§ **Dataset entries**
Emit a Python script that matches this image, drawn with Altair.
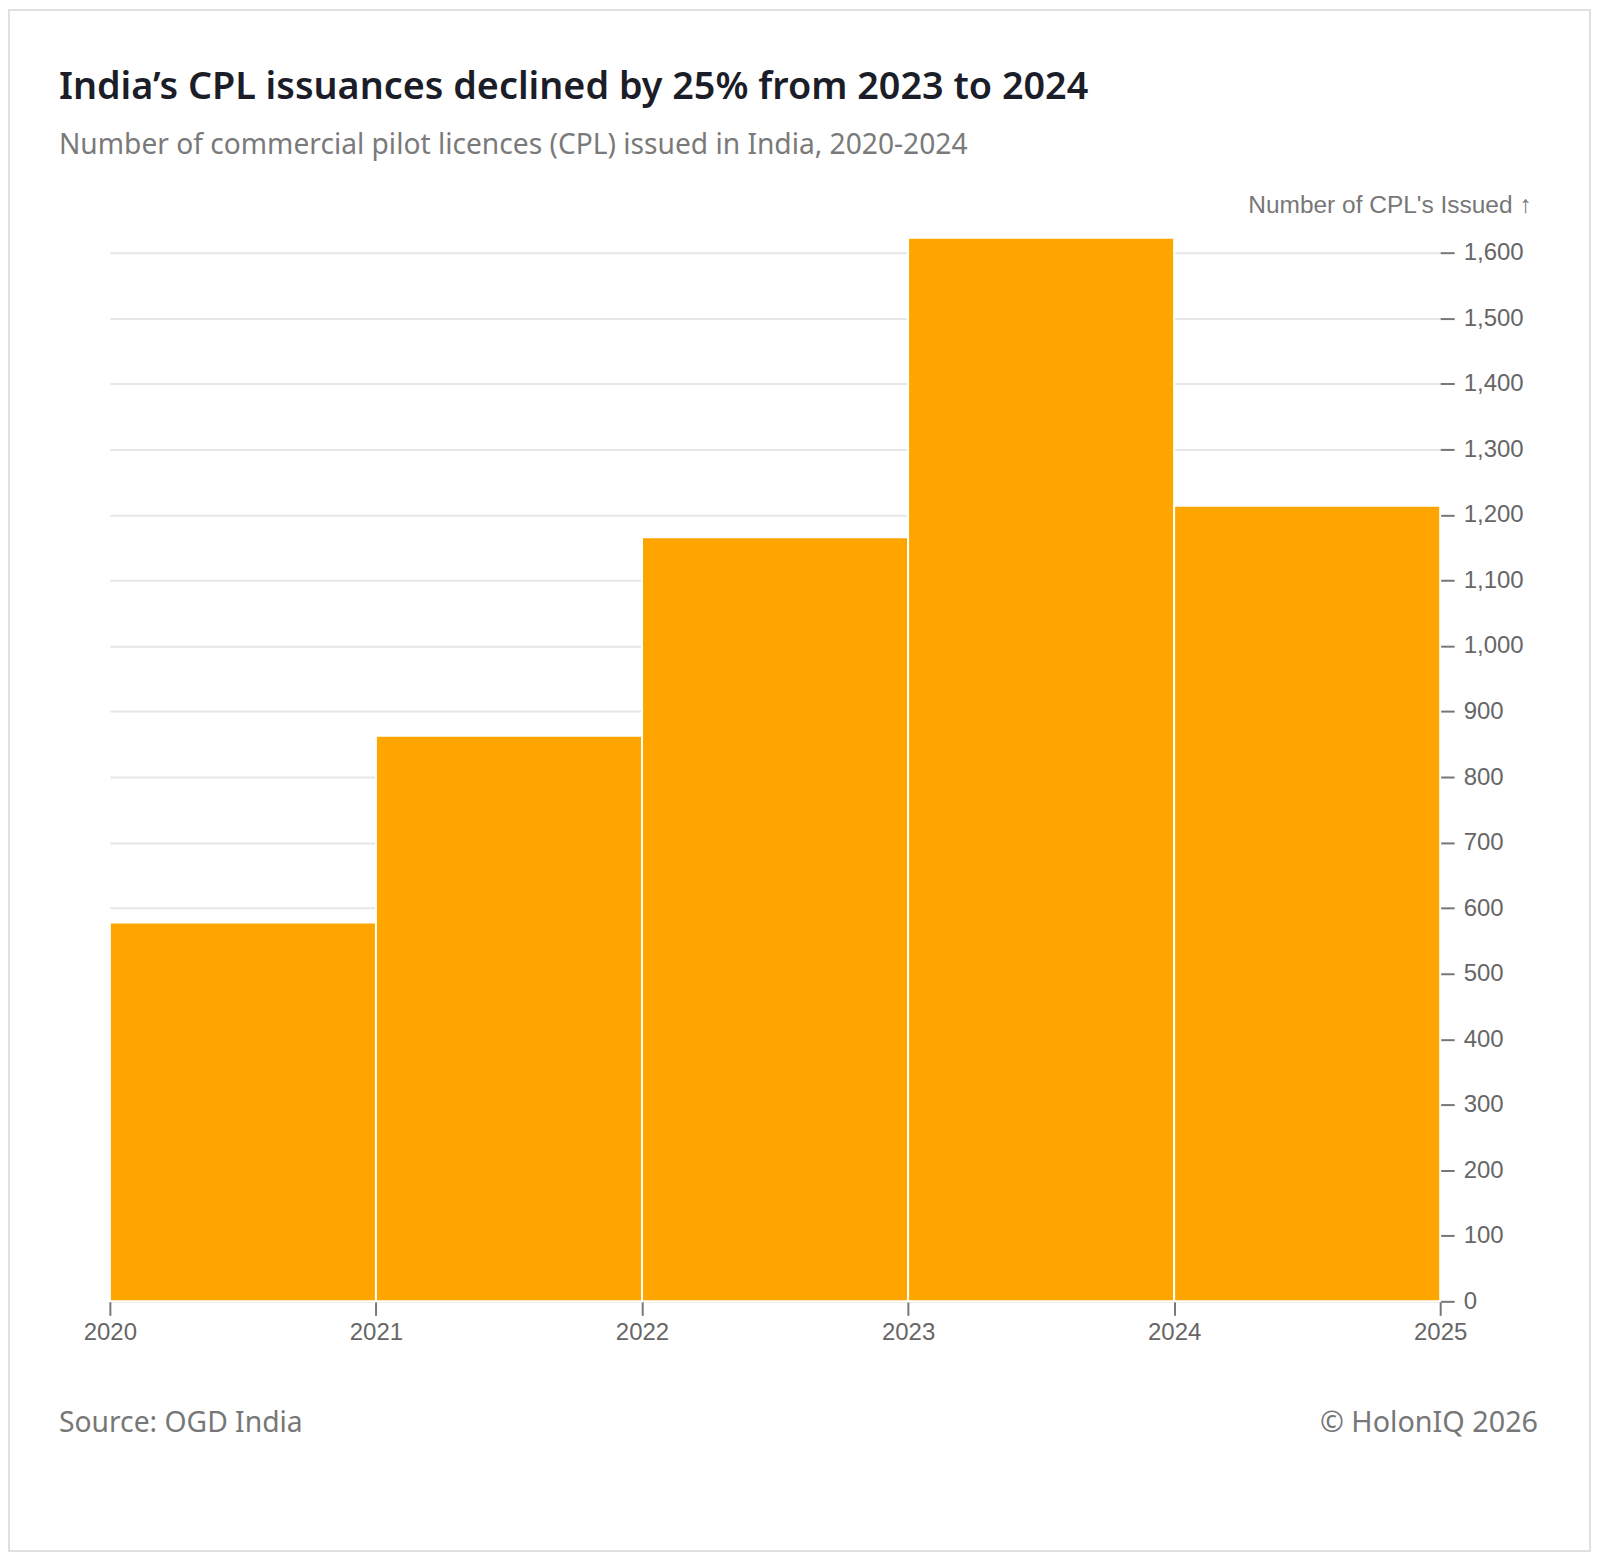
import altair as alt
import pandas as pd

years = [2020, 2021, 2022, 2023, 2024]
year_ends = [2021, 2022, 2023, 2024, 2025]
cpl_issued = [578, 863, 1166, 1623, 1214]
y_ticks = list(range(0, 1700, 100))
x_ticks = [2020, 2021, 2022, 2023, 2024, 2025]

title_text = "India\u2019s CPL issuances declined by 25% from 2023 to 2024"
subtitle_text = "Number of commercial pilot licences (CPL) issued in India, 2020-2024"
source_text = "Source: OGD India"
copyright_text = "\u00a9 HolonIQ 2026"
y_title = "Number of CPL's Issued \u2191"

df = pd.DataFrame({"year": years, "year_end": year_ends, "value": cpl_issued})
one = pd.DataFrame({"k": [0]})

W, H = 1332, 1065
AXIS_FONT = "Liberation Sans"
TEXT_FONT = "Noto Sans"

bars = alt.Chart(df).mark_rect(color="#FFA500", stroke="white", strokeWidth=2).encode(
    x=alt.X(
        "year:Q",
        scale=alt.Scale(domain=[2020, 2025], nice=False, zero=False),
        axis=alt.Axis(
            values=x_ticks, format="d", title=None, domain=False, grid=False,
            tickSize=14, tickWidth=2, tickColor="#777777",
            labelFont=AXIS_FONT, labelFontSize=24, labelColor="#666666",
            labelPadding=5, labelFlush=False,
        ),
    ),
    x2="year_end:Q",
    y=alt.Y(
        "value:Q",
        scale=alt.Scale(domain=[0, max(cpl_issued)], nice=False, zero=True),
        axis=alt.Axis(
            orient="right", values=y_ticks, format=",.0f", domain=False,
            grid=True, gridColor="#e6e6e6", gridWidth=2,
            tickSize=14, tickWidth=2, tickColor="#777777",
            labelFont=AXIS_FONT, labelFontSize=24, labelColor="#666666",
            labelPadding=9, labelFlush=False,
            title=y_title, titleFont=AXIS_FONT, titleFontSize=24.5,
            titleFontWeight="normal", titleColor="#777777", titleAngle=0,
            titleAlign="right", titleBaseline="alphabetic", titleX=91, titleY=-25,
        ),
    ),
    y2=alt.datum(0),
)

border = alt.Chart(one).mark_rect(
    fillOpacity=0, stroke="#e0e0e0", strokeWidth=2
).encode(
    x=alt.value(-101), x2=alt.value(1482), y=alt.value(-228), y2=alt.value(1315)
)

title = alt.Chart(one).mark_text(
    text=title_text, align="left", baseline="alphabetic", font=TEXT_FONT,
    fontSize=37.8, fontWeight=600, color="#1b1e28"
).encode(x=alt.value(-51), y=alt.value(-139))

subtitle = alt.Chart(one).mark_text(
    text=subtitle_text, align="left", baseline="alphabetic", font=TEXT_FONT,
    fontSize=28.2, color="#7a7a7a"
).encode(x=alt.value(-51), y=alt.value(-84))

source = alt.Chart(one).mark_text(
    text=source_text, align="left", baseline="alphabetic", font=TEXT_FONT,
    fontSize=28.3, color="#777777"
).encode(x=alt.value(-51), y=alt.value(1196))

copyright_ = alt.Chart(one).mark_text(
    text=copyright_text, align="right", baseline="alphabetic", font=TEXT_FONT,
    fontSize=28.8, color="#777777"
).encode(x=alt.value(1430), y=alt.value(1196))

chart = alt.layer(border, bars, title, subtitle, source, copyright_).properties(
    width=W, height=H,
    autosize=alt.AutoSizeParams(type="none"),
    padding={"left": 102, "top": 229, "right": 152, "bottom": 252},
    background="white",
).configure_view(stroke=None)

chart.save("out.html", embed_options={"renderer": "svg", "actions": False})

==

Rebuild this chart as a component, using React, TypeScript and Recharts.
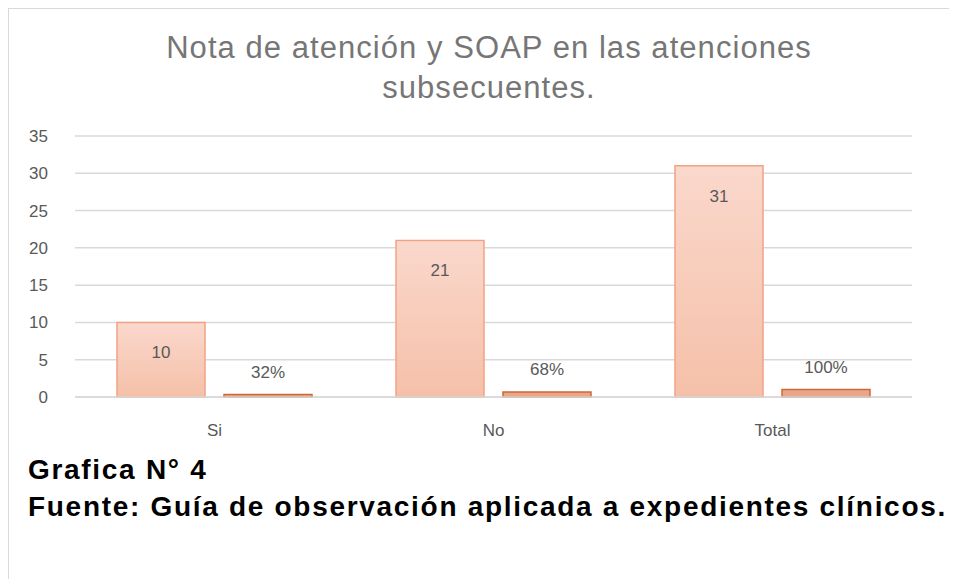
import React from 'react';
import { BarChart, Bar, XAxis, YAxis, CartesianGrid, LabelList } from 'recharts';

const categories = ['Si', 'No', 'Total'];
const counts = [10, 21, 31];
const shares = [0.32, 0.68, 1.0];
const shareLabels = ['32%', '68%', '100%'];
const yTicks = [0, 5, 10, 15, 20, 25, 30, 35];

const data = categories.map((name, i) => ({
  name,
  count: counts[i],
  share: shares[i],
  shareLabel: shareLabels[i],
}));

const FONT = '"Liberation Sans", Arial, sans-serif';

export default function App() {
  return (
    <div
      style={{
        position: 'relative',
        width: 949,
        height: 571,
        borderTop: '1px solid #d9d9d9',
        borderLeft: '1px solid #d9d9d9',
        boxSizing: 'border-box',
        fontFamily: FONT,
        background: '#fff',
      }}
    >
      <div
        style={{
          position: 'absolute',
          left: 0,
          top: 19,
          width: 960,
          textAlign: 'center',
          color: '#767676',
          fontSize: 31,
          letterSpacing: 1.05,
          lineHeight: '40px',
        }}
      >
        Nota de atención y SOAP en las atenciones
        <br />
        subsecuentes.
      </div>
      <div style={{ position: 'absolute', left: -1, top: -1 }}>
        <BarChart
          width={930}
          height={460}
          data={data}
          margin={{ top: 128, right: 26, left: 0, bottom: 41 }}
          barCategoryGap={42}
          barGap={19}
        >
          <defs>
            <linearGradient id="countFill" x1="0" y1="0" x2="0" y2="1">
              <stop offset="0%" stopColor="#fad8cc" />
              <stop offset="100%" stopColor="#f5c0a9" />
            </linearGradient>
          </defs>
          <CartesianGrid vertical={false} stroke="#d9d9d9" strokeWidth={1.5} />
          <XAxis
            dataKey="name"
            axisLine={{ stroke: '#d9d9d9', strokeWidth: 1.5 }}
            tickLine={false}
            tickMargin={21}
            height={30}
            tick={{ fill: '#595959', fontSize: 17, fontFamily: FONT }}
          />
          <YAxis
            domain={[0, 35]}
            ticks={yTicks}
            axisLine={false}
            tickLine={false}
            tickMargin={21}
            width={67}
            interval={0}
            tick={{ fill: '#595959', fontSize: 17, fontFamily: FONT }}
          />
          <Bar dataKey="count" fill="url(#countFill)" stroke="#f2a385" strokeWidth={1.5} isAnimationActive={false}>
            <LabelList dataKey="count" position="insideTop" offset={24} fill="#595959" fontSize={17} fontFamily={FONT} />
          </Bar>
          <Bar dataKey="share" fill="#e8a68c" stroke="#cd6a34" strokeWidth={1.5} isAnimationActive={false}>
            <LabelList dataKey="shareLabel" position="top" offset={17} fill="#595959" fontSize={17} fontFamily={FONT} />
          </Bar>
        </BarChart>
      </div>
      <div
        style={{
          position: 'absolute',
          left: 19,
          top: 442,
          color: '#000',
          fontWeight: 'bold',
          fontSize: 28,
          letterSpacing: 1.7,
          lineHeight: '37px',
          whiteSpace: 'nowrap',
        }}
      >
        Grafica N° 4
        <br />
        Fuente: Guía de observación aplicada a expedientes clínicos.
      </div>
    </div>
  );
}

--

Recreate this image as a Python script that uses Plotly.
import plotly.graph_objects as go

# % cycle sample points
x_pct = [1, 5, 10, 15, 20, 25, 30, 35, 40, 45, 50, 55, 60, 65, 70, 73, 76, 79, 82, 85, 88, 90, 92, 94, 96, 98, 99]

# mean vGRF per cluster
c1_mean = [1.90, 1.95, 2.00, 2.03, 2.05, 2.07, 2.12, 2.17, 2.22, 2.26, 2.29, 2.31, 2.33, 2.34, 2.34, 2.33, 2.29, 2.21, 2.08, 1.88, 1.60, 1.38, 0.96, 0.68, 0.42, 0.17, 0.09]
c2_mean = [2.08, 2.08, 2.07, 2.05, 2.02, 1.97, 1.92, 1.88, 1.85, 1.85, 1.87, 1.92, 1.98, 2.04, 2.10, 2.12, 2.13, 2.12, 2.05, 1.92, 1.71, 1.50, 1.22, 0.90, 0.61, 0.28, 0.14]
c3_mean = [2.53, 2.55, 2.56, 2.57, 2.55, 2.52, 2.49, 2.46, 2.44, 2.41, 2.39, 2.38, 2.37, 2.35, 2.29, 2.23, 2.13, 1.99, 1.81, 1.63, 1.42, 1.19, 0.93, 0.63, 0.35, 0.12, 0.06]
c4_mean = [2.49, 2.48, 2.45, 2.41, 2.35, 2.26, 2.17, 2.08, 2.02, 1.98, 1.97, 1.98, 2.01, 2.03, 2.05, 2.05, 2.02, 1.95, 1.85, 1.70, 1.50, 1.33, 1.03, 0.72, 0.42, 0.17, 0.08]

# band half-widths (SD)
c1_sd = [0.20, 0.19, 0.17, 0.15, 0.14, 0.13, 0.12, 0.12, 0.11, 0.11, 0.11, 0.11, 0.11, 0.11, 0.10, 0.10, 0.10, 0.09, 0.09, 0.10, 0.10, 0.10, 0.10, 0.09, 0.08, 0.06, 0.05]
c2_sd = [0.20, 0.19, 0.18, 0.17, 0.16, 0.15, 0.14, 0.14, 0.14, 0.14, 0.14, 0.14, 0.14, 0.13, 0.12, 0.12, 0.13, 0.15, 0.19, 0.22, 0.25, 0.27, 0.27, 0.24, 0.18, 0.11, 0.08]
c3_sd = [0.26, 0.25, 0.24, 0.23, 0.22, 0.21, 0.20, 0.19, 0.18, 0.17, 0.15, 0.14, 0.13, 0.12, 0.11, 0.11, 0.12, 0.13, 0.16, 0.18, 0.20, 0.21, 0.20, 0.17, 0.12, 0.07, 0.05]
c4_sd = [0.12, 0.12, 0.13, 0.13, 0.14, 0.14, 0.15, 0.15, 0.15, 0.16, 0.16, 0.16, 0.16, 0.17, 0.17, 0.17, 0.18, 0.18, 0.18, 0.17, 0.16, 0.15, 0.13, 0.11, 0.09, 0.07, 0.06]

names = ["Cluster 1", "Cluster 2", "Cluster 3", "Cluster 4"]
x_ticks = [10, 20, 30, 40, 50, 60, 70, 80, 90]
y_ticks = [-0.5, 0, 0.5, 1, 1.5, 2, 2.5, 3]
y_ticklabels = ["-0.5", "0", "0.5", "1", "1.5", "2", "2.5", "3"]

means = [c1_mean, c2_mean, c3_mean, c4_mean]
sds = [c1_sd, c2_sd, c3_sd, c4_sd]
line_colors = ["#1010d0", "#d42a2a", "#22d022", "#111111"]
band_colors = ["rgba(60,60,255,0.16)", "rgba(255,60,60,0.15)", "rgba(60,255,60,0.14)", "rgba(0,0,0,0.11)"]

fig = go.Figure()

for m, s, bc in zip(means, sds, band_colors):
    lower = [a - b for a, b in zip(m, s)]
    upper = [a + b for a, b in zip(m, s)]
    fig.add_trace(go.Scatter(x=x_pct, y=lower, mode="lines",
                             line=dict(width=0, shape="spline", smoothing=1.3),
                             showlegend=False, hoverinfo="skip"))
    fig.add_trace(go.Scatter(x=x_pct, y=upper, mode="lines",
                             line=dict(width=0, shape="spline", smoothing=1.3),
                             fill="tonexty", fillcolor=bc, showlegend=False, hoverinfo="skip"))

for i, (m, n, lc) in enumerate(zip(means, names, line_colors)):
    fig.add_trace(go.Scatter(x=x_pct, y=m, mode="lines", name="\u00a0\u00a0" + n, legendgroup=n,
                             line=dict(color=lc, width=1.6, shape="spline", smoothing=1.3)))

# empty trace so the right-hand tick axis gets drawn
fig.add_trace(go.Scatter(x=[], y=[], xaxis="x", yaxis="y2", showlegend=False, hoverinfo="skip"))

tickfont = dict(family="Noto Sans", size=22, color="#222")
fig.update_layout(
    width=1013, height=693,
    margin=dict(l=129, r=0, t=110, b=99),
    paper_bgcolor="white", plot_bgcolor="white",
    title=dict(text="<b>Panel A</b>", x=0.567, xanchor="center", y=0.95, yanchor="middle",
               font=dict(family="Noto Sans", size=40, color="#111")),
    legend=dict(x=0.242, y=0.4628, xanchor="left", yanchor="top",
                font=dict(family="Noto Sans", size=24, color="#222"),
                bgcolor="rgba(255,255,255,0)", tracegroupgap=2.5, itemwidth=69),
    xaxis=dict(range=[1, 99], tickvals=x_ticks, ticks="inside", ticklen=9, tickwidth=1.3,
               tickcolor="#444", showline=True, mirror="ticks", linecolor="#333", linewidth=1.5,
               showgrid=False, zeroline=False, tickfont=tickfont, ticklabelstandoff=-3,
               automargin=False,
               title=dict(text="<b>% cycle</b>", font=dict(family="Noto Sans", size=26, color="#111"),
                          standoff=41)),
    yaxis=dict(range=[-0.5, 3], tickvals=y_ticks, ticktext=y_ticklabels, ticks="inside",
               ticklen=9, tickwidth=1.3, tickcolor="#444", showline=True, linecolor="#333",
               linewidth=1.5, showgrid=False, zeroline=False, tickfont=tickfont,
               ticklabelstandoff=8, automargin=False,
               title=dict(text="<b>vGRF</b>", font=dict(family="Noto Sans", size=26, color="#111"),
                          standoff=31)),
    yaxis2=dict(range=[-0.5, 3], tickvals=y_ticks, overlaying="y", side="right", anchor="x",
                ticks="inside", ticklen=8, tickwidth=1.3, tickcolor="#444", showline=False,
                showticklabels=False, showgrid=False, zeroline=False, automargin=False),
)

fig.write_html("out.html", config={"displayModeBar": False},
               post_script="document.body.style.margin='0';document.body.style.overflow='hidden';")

§ **Work required**
Copy out the listing above from the line containing "Emit a Python" to the line containing "x_ticks = [2020, 2021, 2022, 2023, 2024, 2025]", both included, exactly as written and minus the images.

§ **Full answer**
Emit a Python script that matches this image, drawn with Altair.
import altair as alt
import pandas as pd

years = [2020, 2021, 2022, 2023, 2024]
year_ends = [2021, 2022, 2023, 2024, 2025]
cpl_issued = [578, 863, 1166, 1623, 1214]
y_ticks = list(range(0, 1700, 100))
x_ticks = [2020, 2021, 2022, 2023, 2024, 2025]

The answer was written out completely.